━━━ THE INPUT
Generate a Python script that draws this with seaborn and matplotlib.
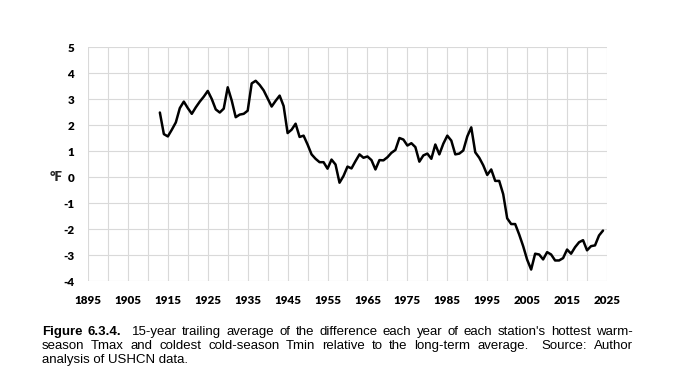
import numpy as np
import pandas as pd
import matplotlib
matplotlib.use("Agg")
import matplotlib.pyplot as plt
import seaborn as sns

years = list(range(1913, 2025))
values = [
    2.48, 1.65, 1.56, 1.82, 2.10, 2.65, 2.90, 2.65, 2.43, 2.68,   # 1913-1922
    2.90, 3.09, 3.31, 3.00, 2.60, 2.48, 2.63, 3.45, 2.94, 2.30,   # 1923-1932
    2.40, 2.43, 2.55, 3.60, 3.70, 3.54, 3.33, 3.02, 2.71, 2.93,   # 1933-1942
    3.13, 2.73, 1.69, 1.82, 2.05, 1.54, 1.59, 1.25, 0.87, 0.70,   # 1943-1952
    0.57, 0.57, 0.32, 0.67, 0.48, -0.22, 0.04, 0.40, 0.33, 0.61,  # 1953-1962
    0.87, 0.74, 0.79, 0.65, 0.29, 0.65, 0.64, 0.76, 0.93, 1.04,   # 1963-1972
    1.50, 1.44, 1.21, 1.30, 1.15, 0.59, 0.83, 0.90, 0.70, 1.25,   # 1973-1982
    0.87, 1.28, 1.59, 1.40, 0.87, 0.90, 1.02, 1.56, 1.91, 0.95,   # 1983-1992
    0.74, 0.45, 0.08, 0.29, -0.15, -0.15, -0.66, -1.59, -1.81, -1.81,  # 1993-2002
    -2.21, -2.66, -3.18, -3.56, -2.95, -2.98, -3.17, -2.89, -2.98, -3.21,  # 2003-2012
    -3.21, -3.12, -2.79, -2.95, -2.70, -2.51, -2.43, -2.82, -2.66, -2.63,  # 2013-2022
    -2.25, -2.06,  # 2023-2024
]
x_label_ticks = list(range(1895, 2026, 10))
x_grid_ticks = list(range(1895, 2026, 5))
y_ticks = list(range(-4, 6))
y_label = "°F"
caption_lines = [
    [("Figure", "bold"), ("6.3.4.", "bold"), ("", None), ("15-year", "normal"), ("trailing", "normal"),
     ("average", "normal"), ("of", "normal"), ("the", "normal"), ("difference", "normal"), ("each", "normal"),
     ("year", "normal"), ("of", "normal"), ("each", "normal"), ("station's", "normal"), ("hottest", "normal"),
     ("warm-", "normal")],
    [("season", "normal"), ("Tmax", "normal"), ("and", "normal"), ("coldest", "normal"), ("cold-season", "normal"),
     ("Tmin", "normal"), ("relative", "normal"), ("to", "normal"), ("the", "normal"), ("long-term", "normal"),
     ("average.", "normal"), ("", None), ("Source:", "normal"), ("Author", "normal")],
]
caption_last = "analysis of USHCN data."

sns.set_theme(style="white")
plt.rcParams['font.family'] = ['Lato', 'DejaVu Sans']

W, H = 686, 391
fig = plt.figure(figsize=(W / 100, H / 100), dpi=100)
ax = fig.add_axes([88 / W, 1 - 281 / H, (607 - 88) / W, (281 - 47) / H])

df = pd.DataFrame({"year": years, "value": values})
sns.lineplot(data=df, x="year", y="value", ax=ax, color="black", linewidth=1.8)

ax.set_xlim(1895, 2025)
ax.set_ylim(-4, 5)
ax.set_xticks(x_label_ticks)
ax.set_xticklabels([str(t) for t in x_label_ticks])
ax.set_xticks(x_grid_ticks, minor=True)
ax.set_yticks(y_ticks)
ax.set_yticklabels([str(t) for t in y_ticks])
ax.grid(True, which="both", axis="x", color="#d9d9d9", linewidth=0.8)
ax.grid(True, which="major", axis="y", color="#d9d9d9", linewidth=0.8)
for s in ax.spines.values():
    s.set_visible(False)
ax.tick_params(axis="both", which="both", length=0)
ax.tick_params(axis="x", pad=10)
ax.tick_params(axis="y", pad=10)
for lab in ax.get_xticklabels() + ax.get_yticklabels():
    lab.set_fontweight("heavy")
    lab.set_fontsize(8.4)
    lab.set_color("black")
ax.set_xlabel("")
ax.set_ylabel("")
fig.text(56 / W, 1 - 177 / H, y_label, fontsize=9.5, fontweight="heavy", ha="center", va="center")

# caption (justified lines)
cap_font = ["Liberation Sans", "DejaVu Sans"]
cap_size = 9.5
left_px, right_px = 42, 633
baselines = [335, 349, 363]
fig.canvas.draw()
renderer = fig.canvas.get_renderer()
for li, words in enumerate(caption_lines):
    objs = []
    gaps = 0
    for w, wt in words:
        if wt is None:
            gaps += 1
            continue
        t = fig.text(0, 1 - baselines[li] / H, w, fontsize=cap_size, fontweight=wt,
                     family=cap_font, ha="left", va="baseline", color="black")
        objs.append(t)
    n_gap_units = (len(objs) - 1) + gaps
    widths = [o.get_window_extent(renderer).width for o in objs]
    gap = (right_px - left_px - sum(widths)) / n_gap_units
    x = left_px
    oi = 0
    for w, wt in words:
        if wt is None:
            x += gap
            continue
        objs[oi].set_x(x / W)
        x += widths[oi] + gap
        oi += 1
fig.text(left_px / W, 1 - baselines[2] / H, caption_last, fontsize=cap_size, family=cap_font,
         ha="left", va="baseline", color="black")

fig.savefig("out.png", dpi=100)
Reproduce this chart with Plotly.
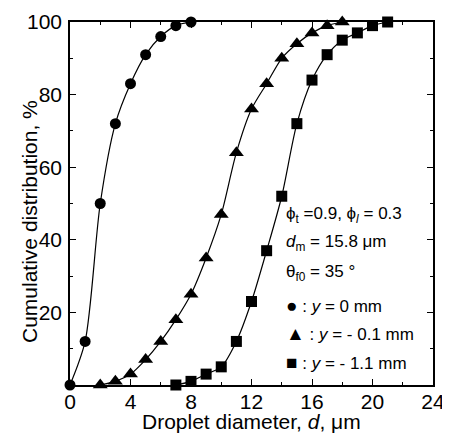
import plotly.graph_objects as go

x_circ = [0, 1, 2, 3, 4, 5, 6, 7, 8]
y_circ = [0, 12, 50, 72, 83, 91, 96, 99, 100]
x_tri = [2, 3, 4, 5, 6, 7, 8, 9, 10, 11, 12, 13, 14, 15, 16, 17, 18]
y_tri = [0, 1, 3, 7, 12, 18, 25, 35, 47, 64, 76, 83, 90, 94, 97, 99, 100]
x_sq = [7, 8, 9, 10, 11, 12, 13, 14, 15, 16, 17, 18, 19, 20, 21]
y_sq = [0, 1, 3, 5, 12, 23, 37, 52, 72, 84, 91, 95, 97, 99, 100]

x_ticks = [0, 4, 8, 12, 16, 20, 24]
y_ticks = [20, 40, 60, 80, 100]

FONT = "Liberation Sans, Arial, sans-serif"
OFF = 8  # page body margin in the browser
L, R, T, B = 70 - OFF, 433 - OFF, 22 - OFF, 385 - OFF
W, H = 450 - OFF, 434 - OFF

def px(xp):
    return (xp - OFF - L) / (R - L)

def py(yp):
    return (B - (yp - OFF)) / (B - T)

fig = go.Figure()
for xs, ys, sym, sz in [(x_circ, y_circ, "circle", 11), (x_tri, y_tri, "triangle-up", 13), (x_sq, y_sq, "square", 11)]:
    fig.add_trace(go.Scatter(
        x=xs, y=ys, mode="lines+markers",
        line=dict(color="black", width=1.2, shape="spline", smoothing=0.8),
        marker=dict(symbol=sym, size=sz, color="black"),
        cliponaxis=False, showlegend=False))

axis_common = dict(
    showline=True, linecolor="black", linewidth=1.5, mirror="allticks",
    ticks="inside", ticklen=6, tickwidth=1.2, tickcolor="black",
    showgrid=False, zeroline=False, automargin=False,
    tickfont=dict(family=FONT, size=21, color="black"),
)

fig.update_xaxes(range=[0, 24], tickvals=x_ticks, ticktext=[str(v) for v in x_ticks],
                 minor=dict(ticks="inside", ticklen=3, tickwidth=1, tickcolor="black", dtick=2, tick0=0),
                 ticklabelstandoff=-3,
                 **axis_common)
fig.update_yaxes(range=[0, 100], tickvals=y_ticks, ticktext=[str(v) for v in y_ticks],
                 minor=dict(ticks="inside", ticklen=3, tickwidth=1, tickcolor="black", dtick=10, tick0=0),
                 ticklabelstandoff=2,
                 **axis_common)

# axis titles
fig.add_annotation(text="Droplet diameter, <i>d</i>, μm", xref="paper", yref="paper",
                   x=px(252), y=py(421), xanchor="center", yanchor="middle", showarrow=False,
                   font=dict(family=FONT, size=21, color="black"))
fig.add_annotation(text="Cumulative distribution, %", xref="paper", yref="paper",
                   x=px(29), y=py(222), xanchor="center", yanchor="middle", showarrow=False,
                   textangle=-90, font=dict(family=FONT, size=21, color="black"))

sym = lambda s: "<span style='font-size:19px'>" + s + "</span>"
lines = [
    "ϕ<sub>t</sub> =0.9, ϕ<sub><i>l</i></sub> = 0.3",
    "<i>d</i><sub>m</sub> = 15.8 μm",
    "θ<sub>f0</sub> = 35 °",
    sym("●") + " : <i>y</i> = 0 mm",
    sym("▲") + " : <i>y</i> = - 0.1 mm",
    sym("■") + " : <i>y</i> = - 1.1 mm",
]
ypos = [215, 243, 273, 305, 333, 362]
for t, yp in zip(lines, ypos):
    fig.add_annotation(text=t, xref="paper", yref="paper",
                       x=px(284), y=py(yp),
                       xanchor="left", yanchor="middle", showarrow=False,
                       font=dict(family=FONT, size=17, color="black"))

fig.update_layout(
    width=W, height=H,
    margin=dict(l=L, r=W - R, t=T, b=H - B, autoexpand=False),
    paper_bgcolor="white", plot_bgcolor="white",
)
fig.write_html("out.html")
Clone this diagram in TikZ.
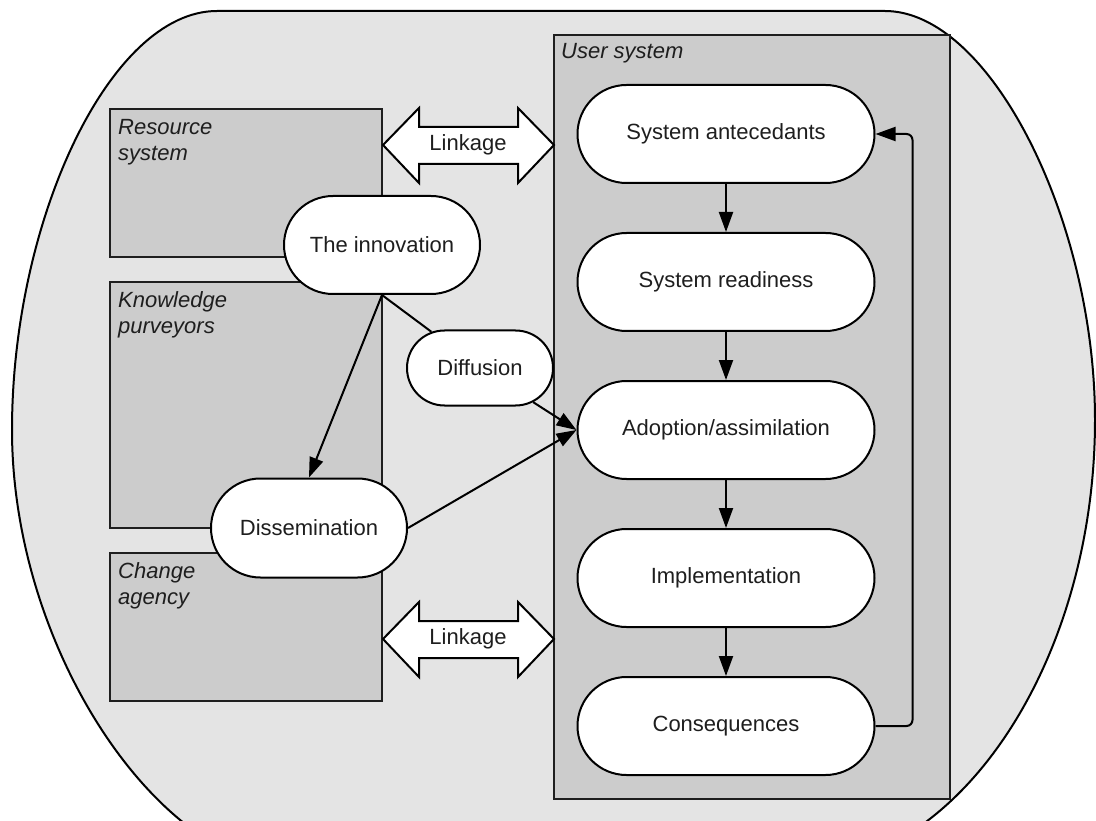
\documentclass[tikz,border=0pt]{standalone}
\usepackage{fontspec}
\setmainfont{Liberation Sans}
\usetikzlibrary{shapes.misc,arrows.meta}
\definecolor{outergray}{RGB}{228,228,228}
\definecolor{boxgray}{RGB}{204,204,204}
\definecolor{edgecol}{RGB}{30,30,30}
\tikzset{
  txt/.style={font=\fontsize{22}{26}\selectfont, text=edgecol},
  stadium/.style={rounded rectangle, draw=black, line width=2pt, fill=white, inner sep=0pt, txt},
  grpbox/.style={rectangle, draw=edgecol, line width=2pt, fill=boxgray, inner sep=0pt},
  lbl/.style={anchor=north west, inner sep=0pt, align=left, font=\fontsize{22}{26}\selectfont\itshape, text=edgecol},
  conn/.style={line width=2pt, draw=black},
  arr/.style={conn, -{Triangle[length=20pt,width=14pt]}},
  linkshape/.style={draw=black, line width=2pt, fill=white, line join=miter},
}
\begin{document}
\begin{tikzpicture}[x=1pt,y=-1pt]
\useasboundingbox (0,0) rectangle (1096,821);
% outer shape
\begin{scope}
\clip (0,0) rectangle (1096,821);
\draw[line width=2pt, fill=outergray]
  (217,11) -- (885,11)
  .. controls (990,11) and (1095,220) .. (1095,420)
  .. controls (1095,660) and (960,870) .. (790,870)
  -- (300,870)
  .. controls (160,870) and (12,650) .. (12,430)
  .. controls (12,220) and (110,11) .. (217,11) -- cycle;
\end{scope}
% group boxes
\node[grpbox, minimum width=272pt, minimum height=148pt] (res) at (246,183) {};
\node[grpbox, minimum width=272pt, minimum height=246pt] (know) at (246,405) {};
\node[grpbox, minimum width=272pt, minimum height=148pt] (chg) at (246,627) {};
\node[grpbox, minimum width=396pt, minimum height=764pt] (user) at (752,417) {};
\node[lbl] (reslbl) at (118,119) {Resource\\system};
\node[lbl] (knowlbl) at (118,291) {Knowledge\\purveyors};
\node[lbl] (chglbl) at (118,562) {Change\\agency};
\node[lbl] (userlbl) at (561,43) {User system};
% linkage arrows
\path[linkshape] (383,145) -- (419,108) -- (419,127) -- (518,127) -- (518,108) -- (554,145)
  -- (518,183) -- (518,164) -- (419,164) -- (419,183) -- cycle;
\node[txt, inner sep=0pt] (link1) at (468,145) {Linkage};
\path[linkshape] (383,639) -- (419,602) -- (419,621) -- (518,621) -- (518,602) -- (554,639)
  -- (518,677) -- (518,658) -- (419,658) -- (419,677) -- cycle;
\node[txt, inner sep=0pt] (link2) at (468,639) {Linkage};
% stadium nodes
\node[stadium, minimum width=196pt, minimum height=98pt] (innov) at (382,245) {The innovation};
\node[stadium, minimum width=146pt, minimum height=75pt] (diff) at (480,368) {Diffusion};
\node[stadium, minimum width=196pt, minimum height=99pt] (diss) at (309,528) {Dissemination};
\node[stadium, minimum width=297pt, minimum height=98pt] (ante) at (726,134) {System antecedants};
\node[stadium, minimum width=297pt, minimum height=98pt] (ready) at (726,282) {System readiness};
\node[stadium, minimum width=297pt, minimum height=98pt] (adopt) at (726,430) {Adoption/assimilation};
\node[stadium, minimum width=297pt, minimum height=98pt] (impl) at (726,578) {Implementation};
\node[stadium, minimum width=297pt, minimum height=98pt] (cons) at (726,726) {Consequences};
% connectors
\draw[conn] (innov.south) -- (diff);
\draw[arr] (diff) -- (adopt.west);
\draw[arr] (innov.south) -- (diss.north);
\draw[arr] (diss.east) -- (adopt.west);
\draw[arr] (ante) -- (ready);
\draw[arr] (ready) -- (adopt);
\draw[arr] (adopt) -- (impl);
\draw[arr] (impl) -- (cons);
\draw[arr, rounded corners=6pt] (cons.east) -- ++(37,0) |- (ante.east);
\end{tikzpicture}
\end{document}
━━━━━━
From the opening line of the listing above through the line bearing "import seaborn as sns", repeat each line exactly. Drop every picture.

Generate a Python script that draws this with seaborn and matplotlib.
import numpy as np
import pandas as pd
import matplotlib
matplotlib.use("Agg")
import matplotlib.pyplot as plt
import seaborn as sns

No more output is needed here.